## [Task brief]
Emit the entire listing verbatim.

== Dataset extract

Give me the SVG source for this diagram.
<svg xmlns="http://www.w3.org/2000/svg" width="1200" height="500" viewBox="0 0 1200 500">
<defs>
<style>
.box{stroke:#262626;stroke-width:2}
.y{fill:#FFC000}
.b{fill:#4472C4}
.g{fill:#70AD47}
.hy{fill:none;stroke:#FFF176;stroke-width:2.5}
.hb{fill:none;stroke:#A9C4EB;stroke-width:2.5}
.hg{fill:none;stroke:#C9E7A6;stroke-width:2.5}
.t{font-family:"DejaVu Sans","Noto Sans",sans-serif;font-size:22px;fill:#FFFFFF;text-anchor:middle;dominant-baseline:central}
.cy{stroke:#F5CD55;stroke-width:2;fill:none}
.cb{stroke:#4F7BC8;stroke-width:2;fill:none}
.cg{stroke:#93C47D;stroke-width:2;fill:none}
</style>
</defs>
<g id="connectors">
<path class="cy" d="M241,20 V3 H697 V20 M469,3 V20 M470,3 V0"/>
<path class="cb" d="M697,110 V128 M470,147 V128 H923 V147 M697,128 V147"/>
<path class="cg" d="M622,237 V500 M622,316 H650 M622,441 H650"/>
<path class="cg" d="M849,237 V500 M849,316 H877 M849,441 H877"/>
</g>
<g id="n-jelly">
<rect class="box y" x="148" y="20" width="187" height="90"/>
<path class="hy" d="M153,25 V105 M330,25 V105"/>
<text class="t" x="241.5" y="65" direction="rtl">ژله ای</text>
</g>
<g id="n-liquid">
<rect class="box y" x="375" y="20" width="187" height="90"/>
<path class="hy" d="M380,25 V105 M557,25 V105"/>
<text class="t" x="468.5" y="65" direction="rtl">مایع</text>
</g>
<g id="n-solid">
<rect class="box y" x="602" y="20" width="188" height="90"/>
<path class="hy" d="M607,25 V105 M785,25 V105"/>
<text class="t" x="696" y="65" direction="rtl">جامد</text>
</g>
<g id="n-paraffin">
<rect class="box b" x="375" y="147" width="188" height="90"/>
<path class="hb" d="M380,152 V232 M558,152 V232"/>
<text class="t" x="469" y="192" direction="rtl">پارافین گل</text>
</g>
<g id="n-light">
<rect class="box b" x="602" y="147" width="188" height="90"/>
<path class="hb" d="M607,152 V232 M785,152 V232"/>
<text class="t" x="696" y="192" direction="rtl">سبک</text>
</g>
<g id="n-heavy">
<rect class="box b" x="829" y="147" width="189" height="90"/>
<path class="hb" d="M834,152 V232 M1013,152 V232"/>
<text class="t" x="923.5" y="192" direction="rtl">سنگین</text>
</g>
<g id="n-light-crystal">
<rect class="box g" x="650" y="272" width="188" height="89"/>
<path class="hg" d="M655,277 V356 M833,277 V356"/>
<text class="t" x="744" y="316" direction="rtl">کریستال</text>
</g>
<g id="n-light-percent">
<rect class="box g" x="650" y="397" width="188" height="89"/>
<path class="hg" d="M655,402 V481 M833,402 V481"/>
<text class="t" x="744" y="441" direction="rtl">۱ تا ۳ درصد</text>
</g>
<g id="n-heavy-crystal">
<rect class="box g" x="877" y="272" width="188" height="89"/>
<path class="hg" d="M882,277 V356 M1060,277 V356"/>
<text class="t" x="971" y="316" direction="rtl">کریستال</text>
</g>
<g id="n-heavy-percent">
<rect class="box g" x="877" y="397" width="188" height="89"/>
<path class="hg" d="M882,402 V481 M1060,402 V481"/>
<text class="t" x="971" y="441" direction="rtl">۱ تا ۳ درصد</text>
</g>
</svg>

====

## [Solution for this exercise]
Give me the SVG source for this diagram.
<svg xmlns="http://www.w3.org/2000/svg" width="1200" height="500" viewBox="0 0 1200 500">
<defs>
<style>
.box{stroke:#262626;stroke-width:2}
.y{fill:#FFC000}
.b{fill:#4472C4}
.g{fill:#70AD47}
.hy{fill:none;stroke:#FFF176;stroke-width:2.5}
.hb{fill:none;stroke:#A9C4EB;stroke-width:2.5}
.hg{fill:none;stroke:#C9E7A6;stroke-width:2.5}
.t{font-family:"DejaVu Sans","Noto Sans",sans-serif;font-size:22px;fill:#FFFFFF;text-anchor:middle;dominant-baseline:central}
.cy{stroke:#F5CD55;stroke-width:2;fill:none}
.cb{stroke:#4F7BC8;stroke-width:2;fill:none}
.cg{stroke:#93C47D;stroke-width:2;fill:none}
</style>
</defs>
<g id="connectors">
<path class="cy" d="M241,20 V3 H697 V20 M469,3 V20 M470,3 V0"/>
<path class="cb" d="M697,110 V128 M470,147 V128 H923 V147 M697,128 V147"/>
<path class="cg" d="M622,237 V500 M622,316 H650 M622,441 H650"/>
<path class="cg" d="M849,237 V500 M849,316 H877 M849,441 H877"/>
</g>
<g id="n-jelly">
<rect class="box y" x="148" y="20" width="187" height="90"/>
<path class="hy" d="M153,25 V105 M330,25 V105"/>
<text class="t" x="241.5" y="65" direction="rtl">ژله ای</text>
</g>
<g id="n-liquid">
<rect class="box y" x="375" y="20" width="187" height="90"/>
<path class="hy" d="M380,25 V105 M557,25 V105"/>
<text class="t" x="468.5" y="65" direction="rtl">مایع</text>
</g>
<g id="n-solid">
<rect class="box y" x="602" y="20" width="188" height="90"/>
<path class="hy" d="M607,25 V105 M785,25 V105"/>
<text class="t" x="696" y="65" direction="rtl">جامد</text>
</g>
<g id="n-paraffin">
<rect class="box b" x="375" y="147" width="188" height="90"/>
<path class="hb" d="M380,152 V232 M558,152 V232"/>
<text class="t" x="469" y="192" direction="rtl">پارافین گل</text>
</g>
<g id="n-light">
<rect class="box b" x="602" y="147" width="188" height="90"/>
<path class="hb" d="M607,152 V232 M785,152 V232"/>
<text class="t" x="696" y="192" direction="rtl">سبک</text>
</g>
<g id="n-heavy">
<rect class="box b" x="829" y="147" width="189" height="90"/>
<path class="hb" d="M834,152 V232 M1013,152 V232"/>
<text class="t" x="923.5" y="192" direction="rtl">سنگین</text>
</g>
<g id="n-light-crystal">
<rect class="box g" x="650" y="272" width="188" height="89"/>
<path class="hg" d="M655,277 V356 M833,277 V356"/>
<text class="t" x="744" y="316" direction="rtl">کریستال</text>
</g>
<g id="n-light-percent">
<rect class="box g" x="650" y="397" width="188" height="89"/>
<path class="hg" d="M655,402 V481 M833,402 V481"/>
<text class="t" x="744" y="441" direction="rtl">۱ تا ۳ درصد</text>
</g>
<g id="n-heavy-crystal">
<rect class="box g" x="877" y="272" width="188" height="89"/>
<path class="hg" d="M882,277 V356 M1060,277 V356"/>
<text class="t" x="971" y="316" direction="rtl">کریستال</text>
</g>
<g id="n-heavy-percent">
<rect class="box g" x="877" y="397" width="188" height="89"/>
<path class="hg" d="M882,402 V481 M1060,402 V481"/>
<text class="t" x="971" y="441" direction="rtl">۱ تا ۳ درصد</text>
</g>
</svg>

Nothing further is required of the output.